From the Richmond Examiner, 1/22/1866, p. 3, c. 2

DEPARTURE FOR HOME OF THE TWENTY-FOURTH MASSACHUSETTS REGIMENT. – The Twenty-Fourth Massachusetts Regiment, which has been encamped at Howard Grove, broke up camp on Saturday morning and embarked for “hum.”

The regiment marched down Seventeenth street to Main, and out Main street to Rocketts and the steamer that had to carry them away; the full brass band playing “The Girl I left behind me,” and “Home Again.” The command was pretty strong in point of numbers and made a good display. A magnificent escort, composed of all the freedmen, freedwomen and freedchildren from Chimborazo and the city, accompanied the regiment in its march, flanking the column on either side of the pavement, singing to the chorus, and “do da day.” Their costumes were various as their necessities, and most picturesque. Some were without hats or bonnets, more were shoeless, and many tripped along in half a shirt, and trousers minus of one leg.

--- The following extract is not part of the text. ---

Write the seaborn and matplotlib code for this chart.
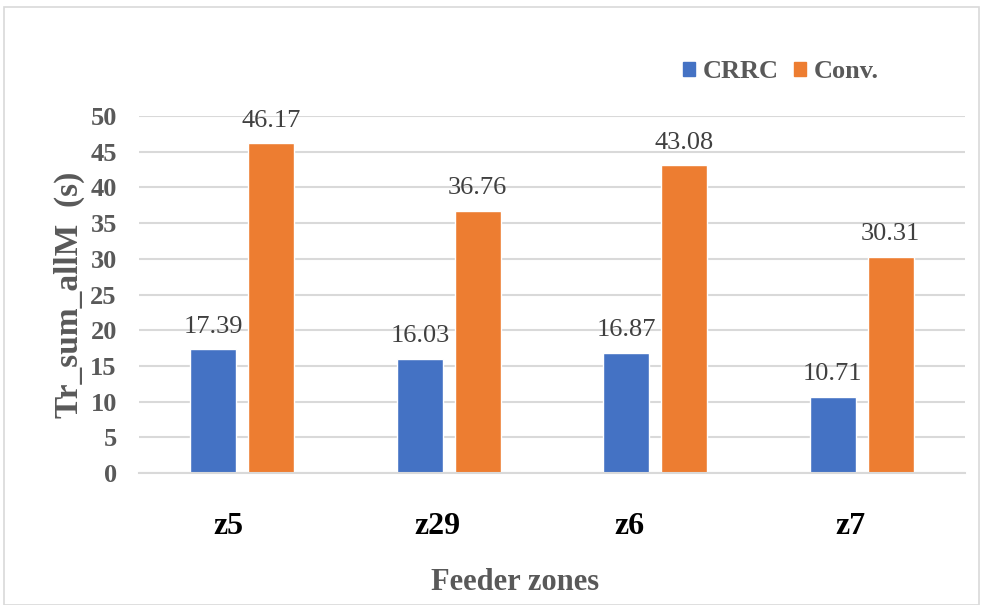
import matplotlib
matplotlib.use("Agg")
import matplotlib.pyplot as plt
import matplotlib.transforms as mtransforms
import seaborn as sns
import pandas as pd
from matplotlib.patches import Rectangle

zones = ["z5", "z29", "z6", "z7"]
crrc = [17.39, 16.03, 16.87, 10.71]
conv = [46.17, 36.76, 43.08, 30.31]
series = ["CRRC", "Conv."]
yticks = [0, 5, 10, 15, 20, 25, 30, 35, 40, 45, 50]

df = pd.DataFrame({
    "zone": zones * 2,
    "value": crrc + conv,
    "series": [series[0]] * len(zones) + [series[1]] * len(zones),
})

sns.set_theme(style="white")
plt.rcParams['font.family'] = ['Liberation Serif', 'DejaVu Serif']

fig = plt.figure(figsize=(9.82, 6.05), dpi=100)
ax = fig.add_axes([139/982, 1-473/605, (965-139)/982, (473-116)/605])

palette = {"CRRC": "#4472C4", "Conv.": "#ED7D31"}
sns.barplot(data=df, x="zone", y="value", hue="series", order=zones,
            hue_order=series, palette=palette, width=0.56, gap=0.2,
            saturation=1, ax=ax, legend=False, errorbar=None)

ax.set_ylim(0, 50)
ax.set_xlim(-0.5, 3.5)
ax.set_yticks(yticks)
ax.yaxis.grid(True, color="#d9d9d9", linewidth=1.5)
ax.set_axisbelow(True)
for s in ["top", "right", "left"]:
    ax.spines[s].set_visible(False)
ax.spines["bottom"].set_color("#d9d9d9")
ax.spines["bottom"].set_linewidth(1.5)
ax.tick_params(axis="both", length=0)
ax.tick_params(axis="y", pad=16)
ax.tick_params(axis="x", pad=28)

for lab in ax.get_yticklabels():
    lab.set_fontsize(19)
    lab.set_fontweight("bold")
    lab.set_color("#595959")
# small horizontal offsets (in pixels) seen in the reference label placement
label_shift_px = [-14, -11, -26, -11]
for lab, dx in zip(ax.get_xticklabels(), label_shift_px):
    lab.set_fontsize(23)
    lab.set_fontweight("bold")
    lab.set_color("black")
    lab.set_transform(lab.get_transform() +
                      mtransforms.ScaledTranslation(dx / 100, 0, fig.dpi_scale_trans))

ax.set_ylabel("Tr_sum_allM  (s)", fontsize=24, fontweight="bold", color="#595959", labelpad=4)
ax.set_xlabel("Feeder zones", fontsize=22, fontweight="bold", color="#595959", labelpad=20)
ax.xaxis.set_label_coords((515 - 139) / 826, -(583 - 473) / 357 + 0.0)
ax.xaxis.label.set_va("center")

for cont in ax.containers:
    ax.bar_label(cont, fmt="%.2f", padding=8, fontsize=19, color="#404040")

# legend
handles = [Rectangle((0, 0), 1, 1, color=palette[s]) for s in series]
fig.legend(handles, series, loc="center", bbox_to_anchor=(781/982, 1-72/605),
           ncol=2, frameon=False, handlelength=0.45, handleheight=0.45,
           handletextpad=0.3, columnspacing=0.6,
           prop={"family": "Liberation Serif", "weight": "bold", "size": 19},
           labelcolor="#595959")

# figure border
fig.patches.append(Rectangle((4/982, 0), (979-4)/982, 1-7/605, transform=fig.transFigure,
                             fill=False, edgecolor="#d9d9d9", linewidth=1.2))

fig.savefig("out.png", dpi=100, facecolor="white")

Altogether, the escort was as appropriate as it was enthusiastic, and numbered four or five hundred. The heavy burden imposed upon the men in the way of a knapsack, blanket, and other baggage, or whiskey under the belt, caused the men to stagger, and straggle from the line a good deal; but the wharf was finally reached, and all, save a few who became overpowered and were picked up by the police, were safely embarked. The steamer turned her bow down the river, amid great huzzas from the escort. The regiment, we understand, goes home to be mustered out of service.